Years later, she would slip into the attic each night. Much later, after she told her husband, Henry, about her incredible past, she showed him the stacks of yellow legal pads on which she had translated her diaries and recorded her thoughts about her past. He typed them into a manuscript. However, she requested the diary not be published until at least two or three years after she died. Henry honored this request. (She died in 2004.) The story was very painful and reminded her of the suffering her family endured. When she came to America in 1950 she was determined to make a new life for herself and to give her husband and children a happy home.

Most of the stories we hear about the Holocaust are about Jews. Although approximately six million Jews were killed by the Nazis, other nationalities experienced suffering and death as well. Nonna's family was Russian and, according to the co-authors, owned seven grain mills and homes in southern Russia and the Ukraine. They were friends with the boy Aleksandr Solzhenitsyn (nicknamed "Sasha") and his mother, Taissia.

Nonna kept her secret past from her family/friends because she had, at last, found such happiness with her husband, Henry, and her three children. She didn't want to express her past pain; she didn’t want it to interrupt the family's happiness and cast a shadow of despair over them.
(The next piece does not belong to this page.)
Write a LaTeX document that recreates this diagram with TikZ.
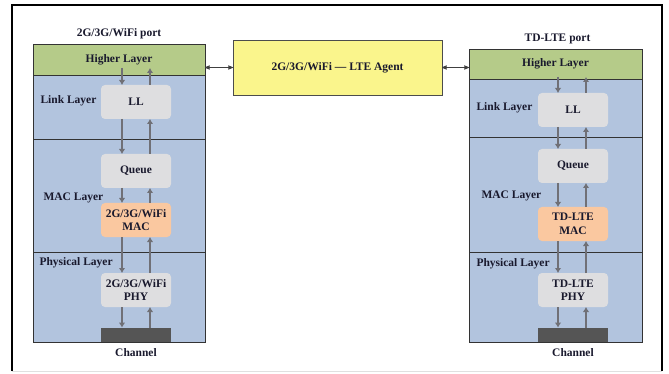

Despite the horrors Nonna experienced, her story is also one of God's love and forgiveness. Nonna came out of the experience with her heart filled with love. She experienced none of the bitterness and hatred that some Jewish Holocaust survivors have held onto. She was able to marry, raise children, and bring them much joy and happiness through her own love and through introducing them to God's love. This is a book well worth reading as we face changes in our nation and in our families.